We were shown the latest and greatest and encouraged to put glass sliding doors between the classrooms. We were told of the flexibility this space would then have, where teachers could open up the doors and combine classes, work closer together, team teach, as well as have flexibility in furniture spaces as well. We were told the distractions from the other class with kids peering through soon dissipated as the children got used to it.

However, our teaching staff resisted. For several reasons.

  1. Wall space. Putting sliding doors between classes knocks out a large space from which to display work, reminders, posters and other important learning prompts in the class. Given that the other walls consist of windows down both sides, and the new whiteboard wall on the other, we wanted to preserve as much wall space as possible.
  2. Distraction. Despite assurances that students got used to the windows between the classrooms, or the possibility of adding frosting, we felt that students would get easily distracted by the goings on in the other classroom. Given that recently we had doors installed with glass panels going to the floor, and the tendency of students to look out the door while sitting on the mat, we figured that our students would take a longer time to get used to the doors.
  3. Cost. Added cost of the doors onto an already inflated cost (and more than the Ministry would provide us with) helped with our decision not to allow the classrooms to be joined.
  4. Behaviour. Each year our school works out the classes students will be in for the following year based on a myriad of different properties. One of those properties is student behaviour: which students don’t work well together, which students clash, and how many ‘difficult’ students a classroom teacher has. Because of this, many of our most challenging students are kept separate through assigning them to different classes within the same year level. Opening up the adjoining classrooms would bring those students who we tried to separate back together, and open us up to issues.
  5. Size. We have had some schools say that they have some students working in flexible spaces and open classrooms up, but those that have problems learning like this (demonstrated through their behaviour) are kept in more traditional classroom setups. Our school simply isn’t big enough to do this. We have two classes at each year level, and use these, as mentioned, to alleviate behavioural problems as it is. Assigning a ‘well-behaved’ class to a MLE or open plan classroom isn’t going to happen because we only have two classes at each year level and we’d be opening those two classes onto each other.

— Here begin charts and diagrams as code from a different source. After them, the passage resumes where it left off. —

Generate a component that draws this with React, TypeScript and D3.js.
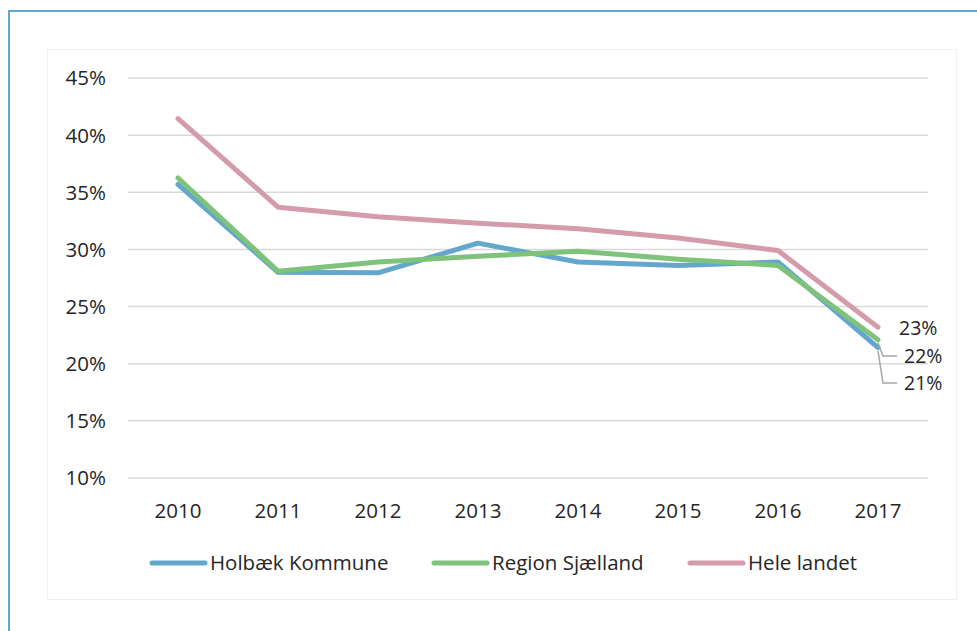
import React, { useRef, useEffect } from 'react';
import * as d3 from 'd3';

const years = ['2010', '2011', '2012', '2013', '2014', '2015', '2016', '2017'];
const holbaek = [35.7, 28.0, 27.95, 30.55, 28.9, 28.6, 28.9, 21.4];
const region = [36.25, 28.1, 28.9, 29.4, 29.85, 29.15, 28.6, 22.1];
const heleLandet = [41.45, 33.7, 32.85, 32.3, 31.8, 31.0, 29.9, 23.2];
const seriesNames = ['Holbæk Kommune', 'Region Sjælland', 'Hele landet'];
const seriesColors = ['#63a7cc', '#7ec27c', '#d49bab'];
const yTicks = [10, 15, 20, 25, 30, 35, 40, 45];
const endLabels = ['21%', '22%', '23%'];

const App = () => {
  const svgRef = useRef<SVGSVGElement>(null);

  useEffect(() => {
    const width = 977;
    const height = 631;
    const font = "'Open Sans', sans-serif";
    const fontSize = '20.5px';

    const svg = d3.select(svgRef.current);
    svg.selectAll('*').remove();
    svg.attr('width', width).attr('height', height);

    // outer frame (cut at the right and bottom edges)
    svg
      .append('rect')
      .attr('x', 9)
      .attr('y', 11)
      .attr('width', 1000)
      .attr('height', 700)
      .attr('fill', '#fff')
      .attr('stroke', '#62a8cc')
      .attr('stroke-width', 2);

    // faint chart area
    svg
      .append('rect')
      .attr('x', 47.5)
      .attr('y', 49.5)
      .attr('width', 909)
      .attr('height', 550)
      .attr('fill', 'none')
      .attr('stroke', '#f0f0f0')
      .attr('stroke-width', 1);

    const x = d3.scaleBand().domain(years).range([128, 928]).padding(0);
    const cx = (d: string) => (x(d) as number) + x.bandwidth() / 2;
    const y = d3.scaleLinear().domain([10, 45]).range([478, 78]);

    // grid
    svg
      .append('g')
      .selectAll('line')
      .data(yTicks)
      .join('line')
      .attr('x1', 128)
      .attr('x2', 928)
      .attr('y1', d => y(d))
      .attr('y2', d => y(d))
      .attr('stroke', '#d9d9d9')
      .attr('stroke-width', 1.5);

    // y labels
    svg
      .append('g')
      .selectAll('text')
      .data(yTicks)
      .join('text')
      .attr('x', 106)
      .attr('y', d => y(d))
      .attr('dy', '0.36em')
      .attr('text-anchor', 'end')
      .style('font-family', font)
      .style('font-size', fontSize)
      .style('fill', '#262626')
      .text(d => `${d}%`);

    // x labels
    svg
      .append('g')
      .selectAll('text')
      .data(years)
      .join('text')
      .attr('x', d => cx(d))
      .attr('y', 518)
      .attr('text-anchor', 'middle')
      .style('font-family', font)
      .style('font-size', fontSize)
      .style('fill', '#262626')
      .text(d => d);

    const allSeries = [holbaek, region, heleLandet];
    const line = d3
      .line<number>()
      .x((_, i) => cx(years[i]))
      .y(d => y(d));

    // draw order: pink, blue, green on top
    [2, 0, 1].forEach(i => {
      svg
        .append('path')
        .datum(allSeries[i])
        .attr('d', line)
        .attr('fill', 'none')
        .attr('stroke', seriesColors[i])
        .attr('stroke-width', 5)
        .attr('stroke-linecap', 'round')
        .attr('stroke-linejoin', 'round');
    });

    // end labels with leaders
    const last = years.length - 1;
    const lastX = cx(years[last]);
    const labelY = [383, 356, 328];
    const labelX = [904, 904, 899];
    allSeries.forEach((s, i) => {
      if (i < 2) {
        svg
          .append('polyline')
          .attr(
            'points',
            `${lastX},${y(s[last]) + 3} ${lastX + 5},${labelY[i]} ${labelX[i] - 7},${labelY[i]}`
          )
          .attr('fill', 'none')
          .attr('stroke', '#a6a6a6')
          .attr('stroke-width', 1.5);
      }
      svg
        .append('text')
        .attr('x', labelX[i])
        .attr('y', labelY[i])
        .attr('dy', '0.36em')
        .style('font-family', font)
        .style('font-size', '19.5px')
        .style('fill', '#262626')
        .text(endLabels[i]);
    });

    // legend
    const legendX = [152, 434, 690];
    const legend = svg
      .append('g')
      .selectAll('g')
      .data(seriesNames)
      .join('g')
      .attr('transform', (_, i) => `translate(${legendX[i]}, 563)`);
    legend
      .append('line')
      .attr('x1', 0)
      .attr('x2', 53)
      .attr('stroke', (_, i) => seriesColors[i])
      .attr('stroke-width', 5)
      .attr('stroke-linecap', 'round');
    legend
      .append('text')
      .attr('x', 58)
      .attr('dy', '0.36em')
      .style('font-family', font)
      .style('font-size', fontSize)
      .style('fill', '#262626')
      .text(d => d);
  }, []);

  return (
    <svg
      ref={svgRef}
      style={{ position: 'absolute', left: 0, top: 0, display: 'block' }}
    ></svg>
  );
};

export default App;
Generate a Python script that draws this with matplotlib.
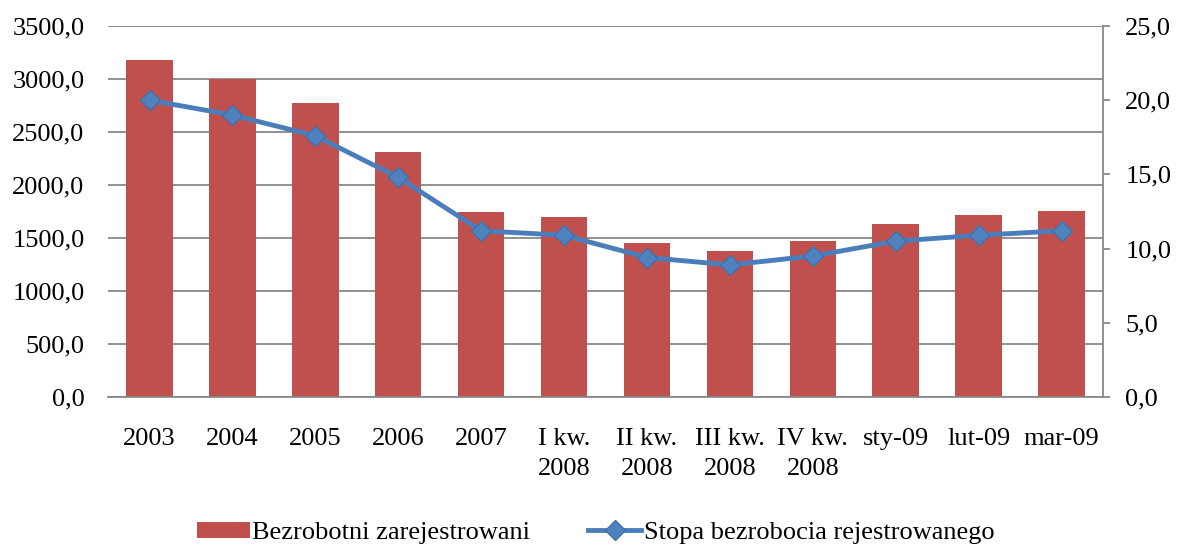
import matplotlib
matplotlib.use("Agg")
import matplotlib.pyplot as plt
import numpy as np

categories = ["2003", "2004", "2005", "2006", "2007", "I kw.\n2008", "II kw.\n2008",
              "III kw.\n2008", "IV kw.\n2008", "sty-09", "lut-09", "mar-09"]
bezrobotni = [3175, 3000, 2770, 2310, 1745, 1700, 1453, 1377, 1475, 1632, 1717, 1758]
stopa = [20.0, 19.0, 17.6, 14.8, 11.2, 10.9, 9.4, 8.9, 9.5, 10.5, 10.9, 11.2]
left_ticks = [0, 500, 1000, 1500, 2000, 2500, 3000, 3500]
right_ticks = [0, 5, 10, 15, 20, 25]

plt.rcParams['font.family'] = ['Liberation Serif', 'DejaVu Serif']
FS = 19
bar_color = "#C0504D"
line_color = "#4A7EBB"
grid_color = "#888888"

fig = plt.figure(figsize=(11.77, 5.47), dpi=100)
ax = fig.add_axes([0.0918, 0.2742, 0.9371 - 0.0918, 0.9525 - 0.2742])
x = np.arange(len(categories))

ax.bar(x, bezrobotni, width=0.56, color=bar_color, zorder=2, label="Bezrobotni zarejestrowani")
ax.set_xlim(-0.5, len(categories) - 0.5)
ax.set_ylim(0, 3500)
ax.set_yticks(left_ticks)
ax.set_yticklabels([f"{v:.1f}".replace(".", ",") for v in left_ticks], fontsize=FS)
ax.yaxis.grid(True, color=grid_color, linewidth=1.3, zorder=0)
ax.set_axisbelow(True)
ax.tick_params(axis='y', length=0, pad=17)
ax.set_xticks(x)
ax.set_xticklabels(categories, fontsize=FS, linespacing=1.5)
ax.tick_params(axis='x', length=0, pad=22)
for s in ["top", "left", "right"]:
    ax.spines[s].set_visible(False)
ax.spines["bottom"].set_color(grid_color)
ax.spines["bottom"].set_linewidth(1.3)

ax2 = ax.twinx()
ax2.plot(x, stopa, color=line_color, linewidth=3.5, marker="D", markersize=10,
         markerfacecolor="#4F81BD", markeredgecolor="#3F71AD", markeredgewidth=1,
         zorder=3, label="Stopa bezrobocia rejestrowanego")
ax2.set_ylim(0, 25)
ax2.set_yticks(right_ticks)
ax2.set_yticklabels([f"{v:.1f}".replace(".", ",") for v in right_ticks], fontsize=FS)
ax2.tick_params(axis='y', length=5, width=1.3, color=grid_color, pad=11)
for s in ["top", "left", "bottom"]:
    ax2.spines[s].set_visible(False)
ax2.spines["right"].set_color(grid_color)
ax2.spines["right"].set_linewidth(1.3)

h1, l1 = ax.get_legend_handles_labels()
h2, l2 = ax2.get_legend_handles_labels()
fig.legend(h1 + h2, l1 + l2, loc="center", bbox_to_anchor=(0.506, 0.026), ncol=2,
           frameon=False, fontsize=FS, handlelength=2.0, handleheight=0.55,
           handletextpad=0.1, columnspacing=2.2, borderaxespad=0, borderpad=0.1)

fig.savefig("out.png", dpi=100)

Thankfully, the Board agreed and we are remaining with single cell learning spaces, with upgraded walls, windows, and carpets, and hopefully some furniture as well.

Luckily they did so, as when the builders were pulling the lining off the walls, they found a large black cable running through where the sliding doors would go. We were told by the electrician on site that the large black cable was in fact the main power line for the entire school, and we really didn’t want to know the cost involved in relocating this to accommodate for the doors.